The receiver of the power mole is placed on the back side of the Power House. This is then connected to the battery by a wire.
Section view of Power House
Pogo pins in Power House
Pogo Pin
Electricity is transferred to the Power Pods using pogo pins. They offer a dependable and consistent electrical connection, designed for long-term durability. These pins facilitate easy docking for charging, eliminating the need for precise alignment, which enhances user convenience. Their small size ensures they maintain the visual appeal of the product without the need of protruding connectors or ports.
Materials & Manufacturing
Power Pod
The Power Pod is a product that the user can use to charge their device at their workstations. It stores electricity transferred from the Power House.
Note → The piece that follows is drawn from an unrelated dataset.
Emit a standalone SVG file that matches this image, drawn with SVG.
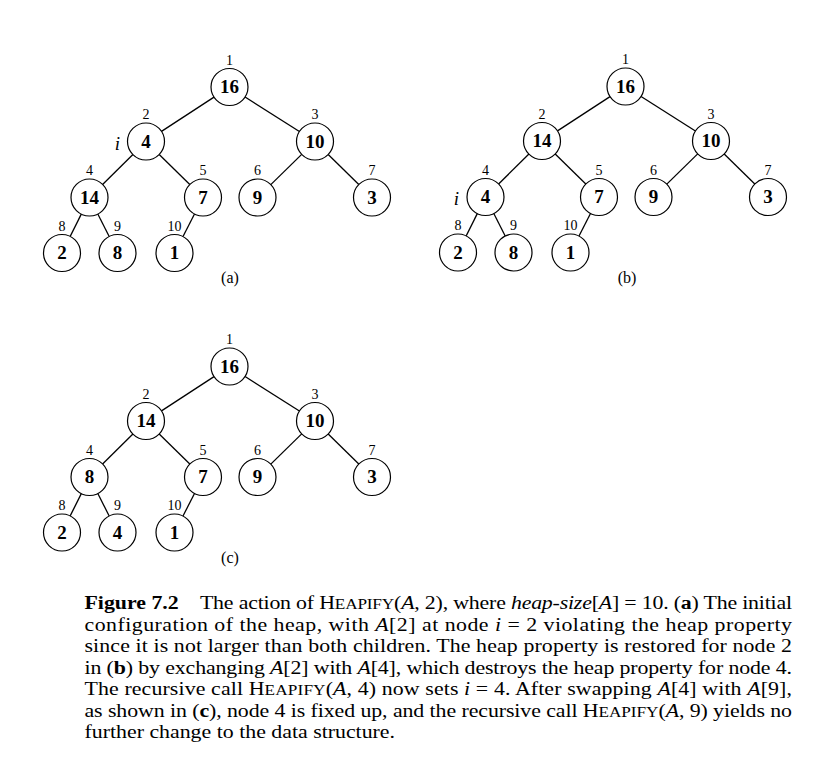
<svg xmlns="http://www.w3.org/2000/svg" width="836" height="771" viewBox="0 0 836 771">
<style>
  .edge { stroke: #000; stroke-width: 1.3; fill: none; }
  .node circle { fill: #fff; stroke: #000; stroke-width: 1.2; }
  .val { font-family: "Liberation Serif", "Times New Roman", serif; font-weight: bold; font-size: 19px; text-anchor: middle; fill: #000; }
  .idx { font-family: "Liberation Serif", "Times New Roman", serif; font-size: 14px; text-anchor: middle; fill: #000; }
  .iv { font-family: "Liberation Serif", "Times New Roman", serif; font-style: italic; font-size: 19px; text-anchor: middle; fill: #000; }
  .sub { font-family: "Liberation Serif", "Times New Roman", serif; font-size: 16px; text-anchor: middle; fill: #000; }
  .cap { font-family: "Liberation Serif", "Times New Roman", serif; font-size: 19px; fill: #000; }
  .it { font-style: italic; }
  .b { font-weight: bold; }
  .sc { font-size: 15px; }
</style>
<rect width="836" height="771" fill="#fff"/>

<g id="connectors">
  <g id="edges-a">
    <line class="edge" x1="214.0" y1="97.1" x2="161.5" y2="131.4"/>
    <line class="edge" x1="245.1" y1="97.0" x2="299.4" y2="131.5"/>
    <line class="edge" x1="132.9" y1="154.5" x2="102.6" y2="184.5"/>
    <line class="edge" x1="159.2" y1="154.5" x2="189.8" y2="184.5"/>
    <line class="edge" x1="301.7" y1="154.4" x2="270.8" y2="184.6"/>
    <line class="edge" x1="328.2" y1="154.5" x2="358.8" y2="184.5"/>
    <line class="edge" x1="81.3" y1="214.1" x2="70.2" y2="236.4"/>
    <line class="edge" x1="97.8" y1="214.0" x2="109.2" y2="236.5"/>
    <line class="edge" x1="194.5" y1="214.0" x2="183.0" y2="236.5"/>
  </g>
  <g id="edges-b" transform="translate(396,-0.5)">
    <line class="edge" x1="214.0" y1="97.1" x2="161.5" y2="131.4"/>
    <line class="edge" x1="245.1" y1="97.0" x2="299.4" y2="131.5"/>
    <line class="edge" x1="132.9" y1="154.5" x2="102.6" y2="184.5"/>
    <line class="edge" x1="159.2" y1="154.5" x2="189.8" y2="184.5"/>
    <line class="edge" x1="301.7" y1="154.4" x2="270.8" y2="184.6"/>
    <line class="edge" x1="328.2" y1="154.5" x2="358.8" y2="184.5"/>
    <line class="edge" x1="81.3" y1="214.1" x2="70.2" y2="236.4"/>
    <line class="edge" x1="97.8" y1="214.0" x2="109.2" y2="236.5"/>
    <line class="edge" x1="194.5" y1="214.0" x2="183.0" y2="236.5"/>
  </g>
  <g id="edges-c" transform="translate(0,279.5)">
    <line class="edge" x1="214.0" y1="97.1" x2="161.5" y2="131.4"/>
    <line class="edge" x1="245.1" y1="97.0" x2="299.4" y2="131.5"/>
    <line class="edge" x1="132.9" y1="154.5" x2="102.6" y2="184.5"/>
    <line class="edge" x1="159.2" y1="154.5" x2="189.8" y2="184.5"/>
    <line class="edge" x1="301.7" y1="154.4" x2="270.8" y2="184.6"/>
    <line class="edge" x1="328.2" y1="154.5" x2="358.8" y2="184.5"/>
    <line class="edge" x1="81.3" y1="214.1" x2="70.2" y2="236.4"/>
    <line class="edge" x1="97.8" y1="214.0" x2="109.2" y2="236.5"/>
    <line class="edge" x1="194.5" y1="214.0" x2="183.0" y2="236.5"/>
  </g>
</g>

<!-- Tree (a) -->
<g id="tree-a">
  <g id="a-n1" class="node"><circle cx="229.5" cy="87" r="18.5"/><text class="val" x="229.5" y="93.4">16</text><text class="idx" x="229.5" y="64.5">1</text></g>
  <g id="a-n2" class="node"><circle cx="146" cy="141.5" r="18.5"/><text class="val" x="146" y="147.9">4</text><text class="idx" x="146" y="119">2</text></g>
  <g id="a-n3" class="node"><circle cx="315" cy="141.5" r="18.5"/><text class="val" x="315" y="147.9">10</text><text class="idx" x="315" y="119">3</text></g>
  <g id="a-n4" class="node"><circle cx="89.5" cy="197.5" r="18.5"/><text class="val" x="89.5" y="203.9">14</text><text class="idx" x="89.5" y="175">4</text></g>
  <g id="a-n5" class="node"><circle cx="203" cy="197.5" r="18.5"/><text class="val" x="203" y="203.9">7</text><text class="idx" x="203" y="175">5</text></g>
  <g id="a-n6" class="node"><circle cx="257.5" cy="197.5" r="18.5"/><text class="val" x="257.5" y="203.9">9</text><text class="idx" x="257.5" y="175">6</text></g>
  <g id="a-n7" class="node"><circle cx="372" cy="197.5" r="18.5"/><text class="val" x="372" y="203.9">3</text><text class="idx" x="372" y="175">7</text></g>
  <g id="a-n8" class="node"><circle cx="62" cy="253" r="18.5"/><text class="val" x="62" y="259.4">2</text><text class="idx" x="62" y="230.5">8</text></g>
  <g id="a-n9" class="node"><circle cx="117.5" cy="253" r="18.5"/><text class="val" x="117.5" y="259.4">8</text><text class="idx" x="117.5" y="230.5">9</text></g>
  <g id="a-n10" class="node"><circle cx="174.5" cy="253" r="18.5"/><text class="val" x="174.5" y="259.4">1</text><text class="idx" x="174.5" y="230.5">10</text></g>
  <text id="a-i" class="iv" x="117.5" y="149.5">i</text>
  <text id="a-label" class="sub" x="230" y="283">(a)</text>
</g>

<!-- Tree (b) -->
<g id="tree-b" transform="translate(396,-0.5)">
  <g id="b-n1" class="node"><circle cx="229.5" cy="87" r="18.5"/><text class="val" x="229.5" y="93.4">16</text><text class="idx" x="229.5" y="64.5">1</text></g>
  <g id="b-n2" class="node"><circle cx="146" cy="141.5" r="18.5"/><text class="val" x="146" y="147.9">14</text><text class="idx" x="146" y="119">2</text></g>
  <g id="b-n3" class="node"><circle cx="315" cy="141.5" r="18.5"/><text class="val" x="315" y="147.9">10</text><text class="idx" x="315" y="119">3</text></g>
  <g id="b-n4" class="node"><circle cx="89.5" cy="197.5" r="18.5"/><text class="val" x="89.5" y="203.9">4</text><text class="idx" x="89.5" y="175">4</text></g>
  <g id="b-n5" class="node"><circle cx="203" cy="197.5" r="18.5"/><text class="val" x="203" y="203.9">7</text><text class="idx" x="203" y="175">5</text></g>
  <g id="b-n6" class="node"><circle cx="257.5" cy="197.5" r="18.5"/><text class="val" x="257.5" y="203.9">9</text><text class="idx" x="257.5" y="175">6</text></g>
  <g id="b-n7" class="node"><circle cx="372" cy="197.5" r="18.5"/><text class="val" x="372" y="203.9">3</text><text class="idx" x="372" y="175">7</text></g>
  <g id="b-n8" class="node"><circle cx="62" cy="253" r="18.5"/><text class="val" x="62" y="259.4">2</text><text class="idx" x="62" y="230.5">8</text></g>
  <g id="b-n9" class="node"><circle cx="117.5" cy="253" r="18.5"/><text class="val" x="117.5" y="259.4">8</text><text class="idx" x="117.5" y="230.5">9</text></g>
  <g id="b-n10" class="node"><circle cx="174.5" cy="253" r="18.5"/><text class="val" x="174.5" y="259.4">1</text><text class="idx" x="174.5" y="230.5">10</text></g>
  <text id="b-i" class="iv" x="60.5" y="205.5">i</text>
  <text id="b-label" class="sub" x="231" y="283.5">(b)</text>
</g>

<!-- Tree (c) -->
<g id="tree-c" transform="translate(0,279.5)">
  <g id="c-n1" class="node"><circle cx="229.5" cy="87" r="18.5"/><text class="val" x="229.5" y="93.4">16</text><text class="idx" x="229.5" y="64.5">1</text></g>
  <g id="c-n2" class="node"><circle cx="146" cy="141.5" r="18.5"/><text class="val" x="146" y="147.9">14</text><text class="idx" x="146" y="119">2</text></g>
  <g id="c-n3" class="node"><circle cx="315" cy="141.5" r="18.5"/><text class="val" x="315" y="147.9">10</text><text class="idx" x="315" y="119">3</text></g>
  <g id="c-n4" class="node"><circle cx="89.5" cy="197.5" r="18.5"/><text class="val" x="89.5" y="203.9">8</text><text class="idx" x="89.5" y="175">4</text></g>
  <g id="c-n5" class="node"><circle cx="203" cy="197.5" r="18.5"/><text class="val" x="203" y="203.9">7</text><text class="idx" x="203" y="175">5</text></g>
  <g id="c-n6" class="node"><circle cx="257.5" cy="197.5" r="18.5"/><text class="val" x="257.5" y="203.9">9</text><text class="idx" x="257.5" y="175">6</text></g>
  <g id="c-n7" class="node"><circle cx="372" cy="197.5" r="18.5"/><text class="val" x="372" y="203.9">3</text><text class="idx" x="372" y="175">7</text></g>
  <g id="c-n8" class="node"><circle cx="62" cy="253" r="18.5"/><text class="val" x="62" y="259.4">2</text><text class="idx" x="62" y="230.5">8</text></g>
  <g id="c-n9" class="node"><circle cx="117.5" cy="253" r="18.5"/><text class="val" x="117.5" y="259.4">4</text><text class="idx" x="117.5" y="230.5">9</text></g>
  <g id="c-n10" class="node"><circle cx="174.5" cy="253" r="18.5"/><text class="val" x="174.5" y="259.4">1</text><text class="idx" x="174.5" y="230.5">10</text></g>
  <text id="c-label" class="sub" x="230" y="283.5">(c)</text>
</g>

<!-- Caption (glyphs widened to match the scanned face) -->
<g id="caption" transform="translate(84.5,0) scale(1.15,1) translate(-84.5,0)">
  <text class="cap b" x="84.5" y="609.5">Figure 7.2</text>
  <text class="cap" x="184.9" y="609.5" textLength="514.8" lengthAdjust="spacing">The action of H<tspan class="sc">EAPIFY</tspan>(<tspan class="it">A</tspan>, 2), where <tspan class="it">heap-size</tspan>[<tspan class="it">A</tspan>] = 10. (<tspan class="b">a</tspan>) The initial</text>
  <text class="cap" x="84.5" y="631" textLength="615.2" lengthAdjust="spacing">configuration of the heap, with <tspan class="it">A</tspan>[2] at node <tspan class="it">i</tspan> = 2 violating the heap property</text>
  <text class="cap" x="84.5" y="652.5" textLength="615.2" lengthAdjust="spacing">since it is not larger than both children. The heap property is restored for node 2</text>
  <text class="cap" x="84.5" y="674" textLength="615.2" lengthAdjust="spacing">in (<tspan class="b">b</tspan>) by exchanging <tspan class="it">A</tspan>[2] with <tspan class="it">A</tspan>[4], which destroys the heap property for node 4.</text>
  <text class="cap" x="84.5" y="695.5" textLength="615.2" lengthAdjust="spacing">The recursive call H<tspan class="sc">EAPIFY</tspan>(<tspan class="it">A</tspan>, 4) now sets <tspan class="it">i</tspan> = 4. After swapping <tspan class="it">A</tspan>[4] with <tspan class="it">A</tspan>[9],</text>
  <text class="cap" x="84.5" y="717" textLength="615.2" lengthAdjust="spacing">as shown in (<tspan class="b">c</tspan>), node 4 is fixed up, and the recursive call H<tspan class="sc">EAPIFY</tspan>(<tspan class="it">A</tspan>, 9) yields no</text>
  <text class="cap" x="84.5" y="738.5">further change to the data structure.</text>
</g>
</svg>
The handle doubles as a stand when placed on a surface. It is equipped with three USB ports and one socket. LED lights present in the product notify the user when the battery level is low.
The other side of the pogo pin is placed under the Power Pod.
Materials & Manufacturing
CMF Boards
Story Board
After installing the Green Dock on the balcony railing and connecting the Power Mole to the Power House, red LED lights illuminate on the Power House, indicating a successful connection. Over time, as the Green Dock generates electricity and stores enough energy in the Power Pods, the light next to each pod will change to green, indicating that the pod has finished charging.
The user can then remove the fully charged Power Pod and carry it to their workstation using the handle. Once at their workstation, they can easily rotate the handle of the Power Pod to convert it into a stand.
With the Power Pod transformed into a stand, users can conveniently connect their device and start using it. If the Power Pod's battery starts to run low, a red LED light alerts the user, prompting them to unplug their device and return the Power Pod to the Power House for recharging.